Love One Another

By Rev. Ethan Brown

From Desert Wisdom by Yushi Nomura

Pastor and Minister of Care & Discipleship

We began our Lenten journey on Ash Wednesday with the call to “remember that you are dust, and to dust you shall return.” This reminder of our need for God in the face of our own mortality and frailty has never been more real to me than this week as I participated in the funeral of a young child—youthful vitality and joyful energy gone in a moment. With Good Friday looming before us, it is easy to believe that all of Lent is just one reminder of death after another until we finally get to escape the season with Easter. Yet we all know that the rude cruelty of death intrudes across the entire calendar year.
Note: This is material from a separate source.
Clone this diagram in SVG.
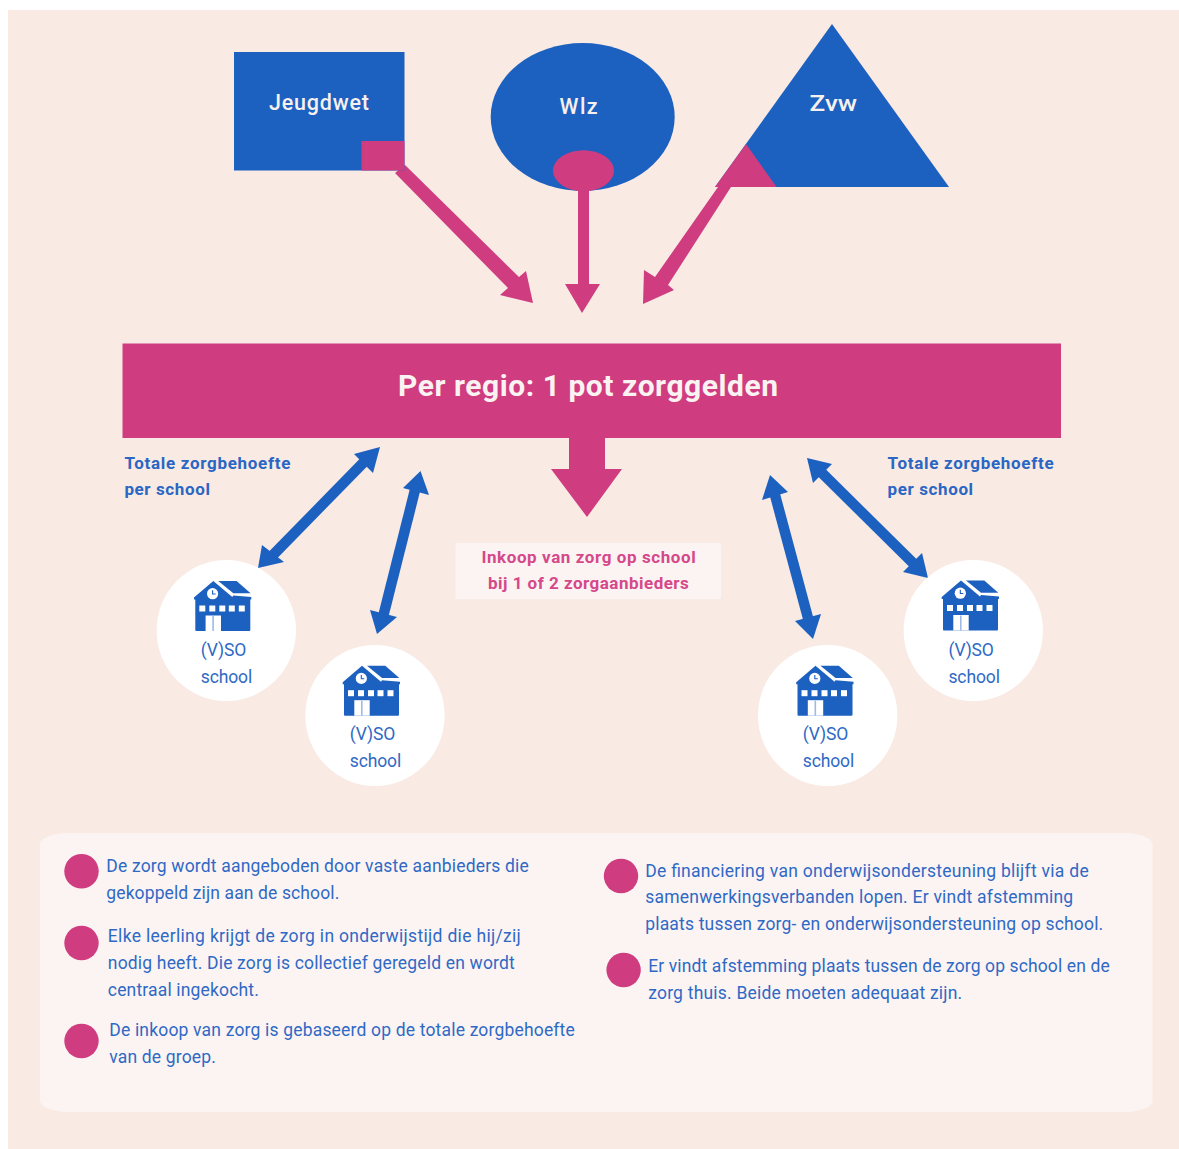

We do not get to bask in the resurrection simply because we drape the altar in white. We live in the tension of these two seasons—the already present reality of Christ’s resurrection and freedom infusing our lives and the not-yet-abandoned dust of our mortality lingering on us all.
 There is an honesty to the season of Lent that reminds us that the most important aspect of life is not that it will end, but how we live it. Perhaps Christ on the cross is not simply about his death, but about his faithfulness every step of the way leading up to it. Tonight we celebrate Maundy Thursday. Maundy comes from the Latin “mandatum” which means “command” or “commandment” and refers to the words of Jesus to his disciples in John 13:34-35, “I give you a new commandment, that you love one another. Just as I have loved you, you also should love one another. By this, everyone will know that you are my disciples, if you have love for one another.” Loving one another is hard, yet it is the mark of faithfulness in the disciples of Jesus.
 In this in-between time, it is the love of God that transforms us and invites us into the life of God. As we begin and begin again to love one another, we join God in planting the seeds of life in this dusty ground until death is swallowed up once and for all.